United States of America, Plaintiff-appellee, v. Kenneth Williams, Defendant-appellant, 185 F.3d 945 (9th Cir. 1999)Annotate this Case
Jonathan D. Soglin, San Francisco, California, for the defendant-appellant.
Timothy J. Searight, Assistant United States Attorney, Los Angeles, California, for the plaintiff-appellee.
Appeal from the United States District Court for the Central District of California Robert J. Timlin, District Judge, Presiding D.C. No. CR-96-00035-RT.
Before: Eugene A. Wright, J. Clifford Wallace, and Otto R. Skopil, Circuit Judges.
Kenneth Williams pleaded guilty to both conspiracy to possess and distribute cocaine base, and possession with intent to distribute cocaine base. The district court sentenced him to 151 months of incarceration and five years of supervised release on each of the two counts, to be served concurrently. He appeals from his sentence. We have jurisdiction under 28 U.S.C. S 1291, and we affirm.
Williams argues that the court wrongly determined, under United States Sentencing Guidelines S 3B1.2(b), that he was not a minor participant in the offenses of conviction. We review for clear error. See United States v.
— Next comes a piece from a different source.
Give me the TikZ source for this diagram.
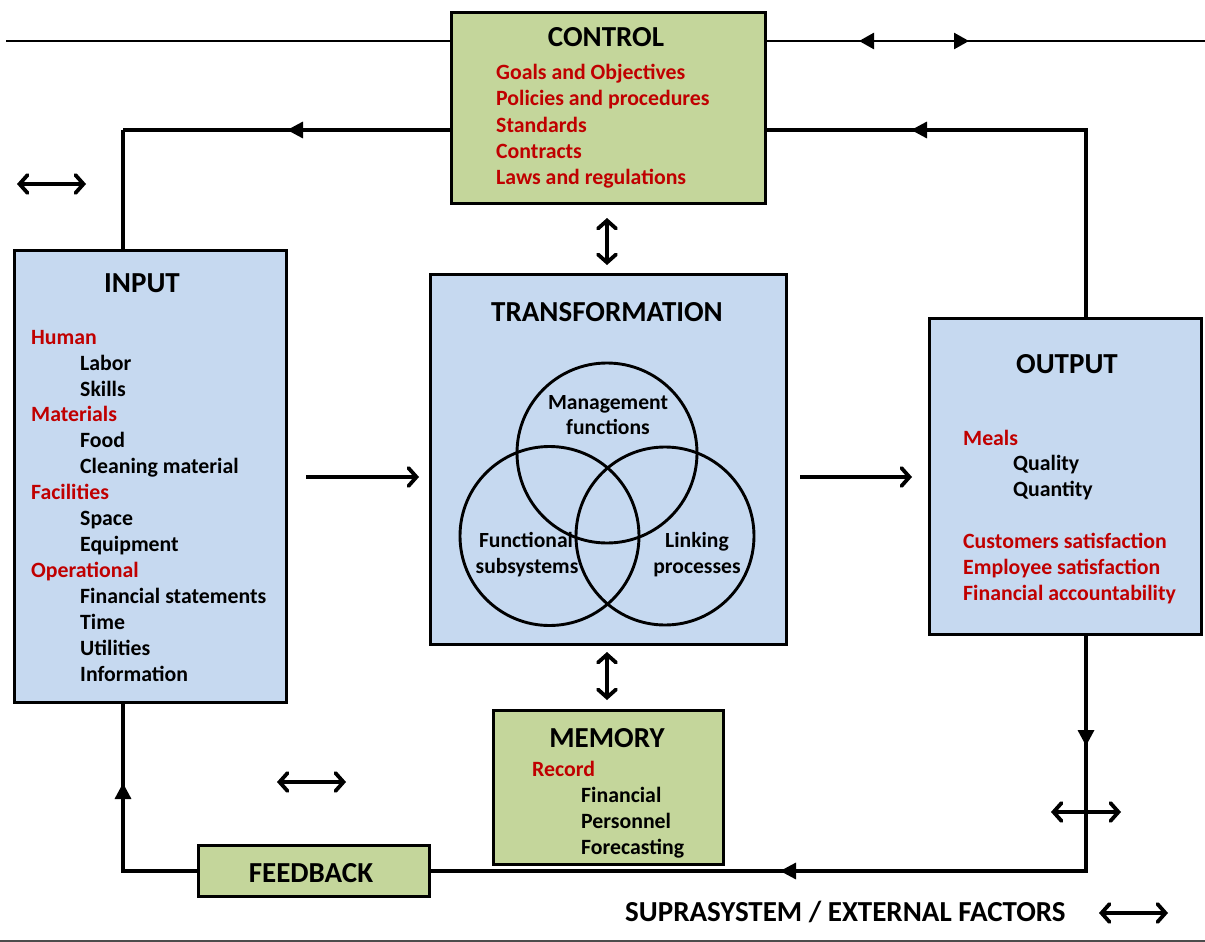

Benitez, 34 F.3d 1489, 1497 (9th Cir. 1994) (Benitez).
The Guidelines provide a two-level reduction for minor participant status if the defendant is substantially less culpable than most other participants in the offense. See U.S.S.G. S 3B1.2, comment. (n.3), (backg'd.); Benitez, 34 F.3d at 1498.
Williams argues that he was a minor participant because his role in the conspiracy and in the possession of the seized cocaine was subservient and minor. However, Williams conducted cocaine sales both when Butler was present and when he was not, and he offered both his own pager number and Butler's for subsequent transactions. Moreover, Williams pled guilty to possessing the 210 grams of cocaine jointly with Butler. It was Williams's burden to show substantially less culpability. United States v. Howard, 894 F.2d 1085, 1089 (9th Cir. 1990). The court found that Williams did not show by a preponderance of the evidence that he was substantially less culpable than Butler. We hold that this finding is not clearly erroneous.
Williams next argues that the court improperly calculated his base offense level by including all the cocaine found in Butler's house. We normally review for clear error the determination of the quantity of narcotics attributable to a defendant for sentencing purposes. See United States v. Asagba, 77 F.3d 324, 325 (9th Cir. 1996). But when, as here, no objection was made to the finding at sentencing, we review for plain error. Fed. R. Crim. P. 52(b).
Williams argues that it was plain error for the court to attribute to him all the cocaine found at Butler's home because Butler was not his cocaine supplier and only told him where to sell and referred buyers to him. Williams, however, did not object at sentencing to the quantity used to establish his base offense level, which was consistent with the quantity charged in the indictment. The court found that possession of that quantity was foreseeable by Williams and fell within the scope of the conspiracy to which he pleaded guilty. We hold that it was not plain error for the court to include all the cocaine base seized from Butler's home in determining Williams's base offense level.
Finally, Williams contends that the court erred in sentencing him because the Guidelines are not in compliance with the federal statute mandating that the Commission formulate them to minimize the likelihood of overcrowding federal prisons. See 28 U.S.C. S 994(g). He cites a Federal Bureau of Prisons report indicating that federal prisons were 127% over capacity in 1998.
We addressed the same issue in United States v. MartinezCortez, 924 F.2d 921, 923 (9th Cir. 1991) (Martinez-Cortez). We pointed out that every court addressing this argument had rejected it. Id. (listing cases). We stated that the "Commission extensively studied the effect of the proposed guidelines upon the prison population," and concluded that the expected 10% increase in federal prison population over the next ten years did not violate 28 U.S.C. S 994(g). Id. at 924 & n.6. Williams argues that the federal prison population has increased so much more than 10% that Martinez-Cortez does not foreclose the claim in this case. He is wrong. Martinez-Cortez controls this case.
Section 994(g) mandates that the Commission formulate the Guidelines "to minimize the likelihood that the Federal prison population will exceed the capacity of the Federal prisons," but it does not legislate against increased federal prison populations. 28 U.S.C. S 994(g). Rather, it authorizes the Commission to recommend change or expansion of correctional facilities and services that might become necessary as a result of the Sentencing Guidelines. Id.
The panel unanimously finds this case suitable for decision without oral argument. See Fed. R. App. P. 34(a).